Korean-Nordic/ $$$/ Frederiksberg/ 1 Michelin Star

The Korean-Nordic table Copenhagen was waiting for — Ouri's kitchen synthesises two of the world's great fermentation and preservation traditions into a cuisine that is entirely its own.

9.1
Food
8.8
Ambience
8.4
Value

The Experience

Ouri arrived in Copenhagen's dining conversation at a moment when the city's celebrated New Nordic movement was beginning to look for the next chapter. The restaurant's proposition — Korean culinary tradition brought into genuine dialogue with Nordic ingredients and preservation techniques — sounded like a marketing concept until the first visit demonstrated that the kitchen was doing something more rigorous than fusion. This is a cuisine born from the intersection of two traditions that share more than they differ.

The Korean kitchen's obsession with fermentation — kimchi, doenjang, ganjang — finds its parallel in the Nordic tradition of pickling, fermenting, and preserving through winter. Ouri's kitchen exploits this overlap without forcing it: a preparation might begin with a Korean fermentation technique applied to a Danish root vegetable, producing something that belongs to neither tradition but could only have come from both. The dishes are recognisable enough to be accessible without being obvious enough to be dismissed as pastiche.
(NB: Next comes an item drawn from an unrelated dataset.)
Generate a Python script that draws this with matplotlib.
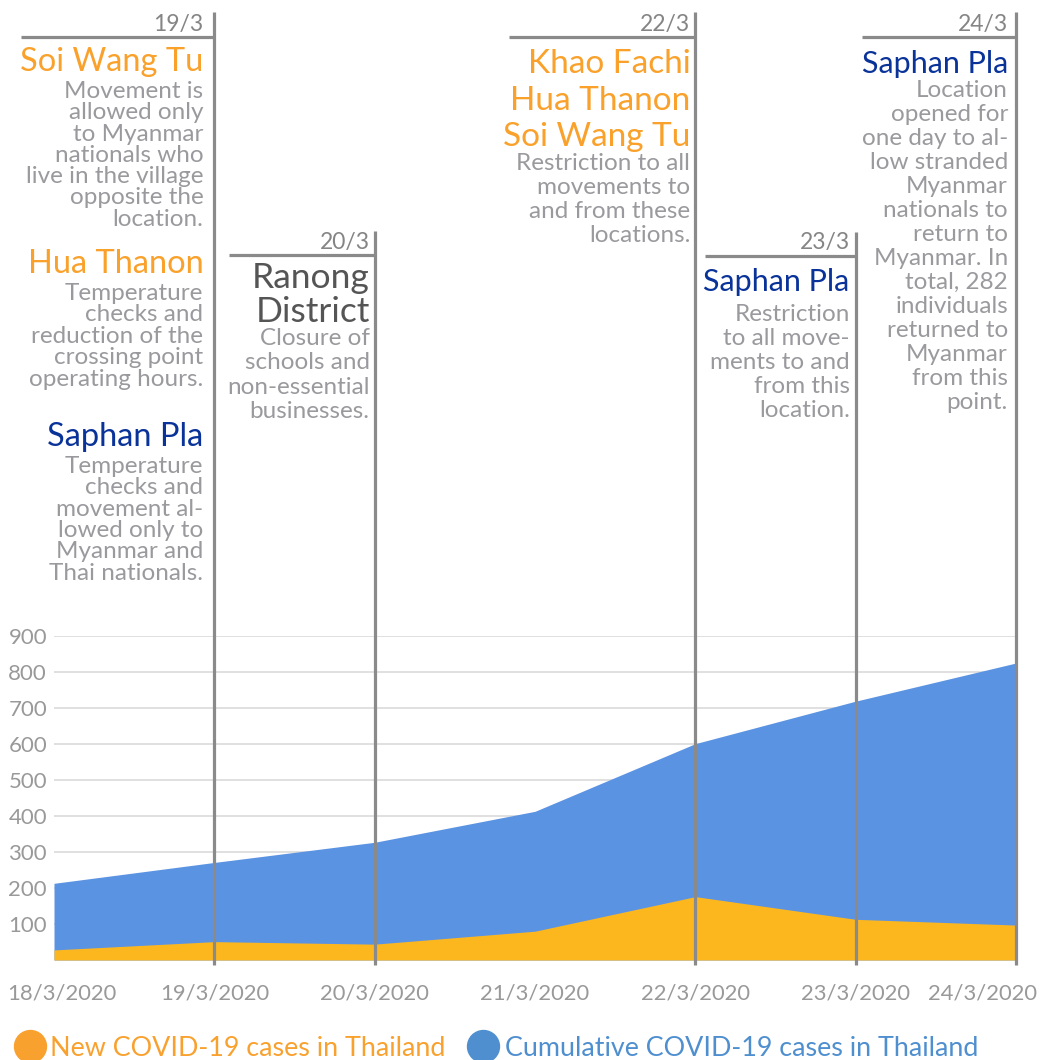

The room is warm and contemporary — not aggressively minimal in the New Nordic manner but comfortable in a way that suggests the restaurant wants guests to linger. The service team carries genuine knowledge of both Korean and Scandinavian food culture, which allows for the specific kind of menu conversation that makes tasting menu dining rewarding rather than passive.

Ouri's first Michelin star arrived as recognition of what regular guests had understood for seasons: this is a kitchen with a coherent vision, the technical ability to execute it, and the confidence to follow its own logic rather than assimilate to Copenhagen's existing fine-dining vocabulary.

Best Occasion: First Date

A first date at Ouri has the specific advantage that the food is interesting enough to require engagement — the Korean-Nordic synthesis is unusual enough to generate genuine conversation without being so experimental that it creates anxiety. The tasting menu removes decision-making from the equation, leaving space for the actual purpose of the evening.

What to Order

The tasting menu runs to seven or eight courses and changes seasonally. The fermentation preparations — which appear at multiple points in the menu in different forms — are the most direct expression of the kitchen's thesis. The drink pairing, which incorporates Korean makgeolli and soju alongside wine, is worth considering for the full synthesis experience.